Llevo más de treinta años pidiéndole a Argentina que no llore por mí mientras voy dejando mis lágrimas por todos los escenarios del mundo. Este domingo esas lágrimas se multiplicaron en un concierto de despedida que me ayudaba una vez más a entender a un pueblo que se rompe de emociones y pasión cada día; un país lleno de talento y contradicciones que sólo desde él pude comprenderse.
Cantaba en la calle Corrientes, fecunda y bulliciosa, donde los teatros y los comercios luchan por engullirlo todo hasta el punto de parecer una acera y su reflejo. También el Río de la Plata crea el mismo espejismo, tan ancho que engaña a quien lo mira y cree que sólo tiene una orilla. Río-mar por el que tantos barcos trajeron hace tiempo: buscadores de fortuna, aventureros y gentes desesperadas que siempre encontraban una forma de salir adelante, trabajando a destajo, pero soñando con llevar a sus pequeñas aldeas un poco de luz.
Gallegos somos todos los españoles en Argentina. Me hablan de un paisano que se jugaba los dineros en el barco de regreso a España y se volvía para empezar otra vez de nuevo. La otra Galicia, las dos orillas del océano que se hacía pequeño para el hambre. Italianos en el barrio de la Boca, españoles en la avenida Mayo; todos iban tejiendo ese acento de añoranzas y recuerdos de otra tierra que aún alimentaba la raíz de su árbol. Hay que venir a Buenos Aires para tropezar en cada esquina con esas partes de España, Francia o Italia que crecieron iguales y distintas a las primeras. Esos Palacios con mansardas en cuyo interior aún parecen vivir el lujo, las fiestas y la exuberancia de otro tiempo. Muebles, alfombras, lámparas, vajillas… que llegaban en barco para hacer palidecer de tanta riqueza cualquier imagen de las residencias europeas.
He dicho adiós a Buenos Aires después de ese concierto que nos ha fundido una vez más en una sola piel.
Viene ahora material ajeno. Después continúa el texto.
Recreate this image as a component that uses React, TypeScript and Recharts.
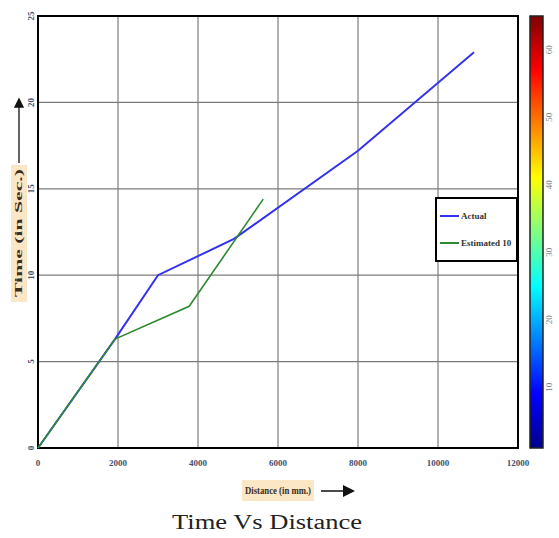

He querido decir adiós con un paseo en un día soleado por San Telmo, uno de mis lugares favoritos en la capital. Anticuarios en los que de una mirada encuentras sedas, vajillas, manteles, piezas de cristal, broches, relojes y todo lo que en un tiempo formó parte de la vida de tanta gente y ahora te contempla, inerte, como el Argos de Borges, a la espera de que alguien les rescate de la no existencia y vuelva a acariciarlos.
Nos hemos sentado en el viejo café de la esquina escuchando a Gardel y tomando un mate con cacahuetes. Nos hemos dejado enamorar por el tango que una pareja bailaba en la placita, no hay nada tan fascinante, seductor ni tremendo como el tango; ese encuentro desesperado de dos seres huyendo ensimismados del mundo, gesto serio y profundo él; oleaje y voluptuosidad, ella. Enredando la pierna en el espacio abierto de la vida para sacarla y lanzarla al infinito, arrastrada la punta del zapato, acechando el momento de atrapar a ese pájaro que juega y se te escapa entre los brazos que es el otro.
Suena un bandoneón, un alemán lo inventó cuando seguramente el vino le cambió de continente, arañando con su lamento el aire y la memoria. Me acompaña, cómplice y amigo, me dice adiós… Me pide que sonría. Él llorará por mí… eternamente.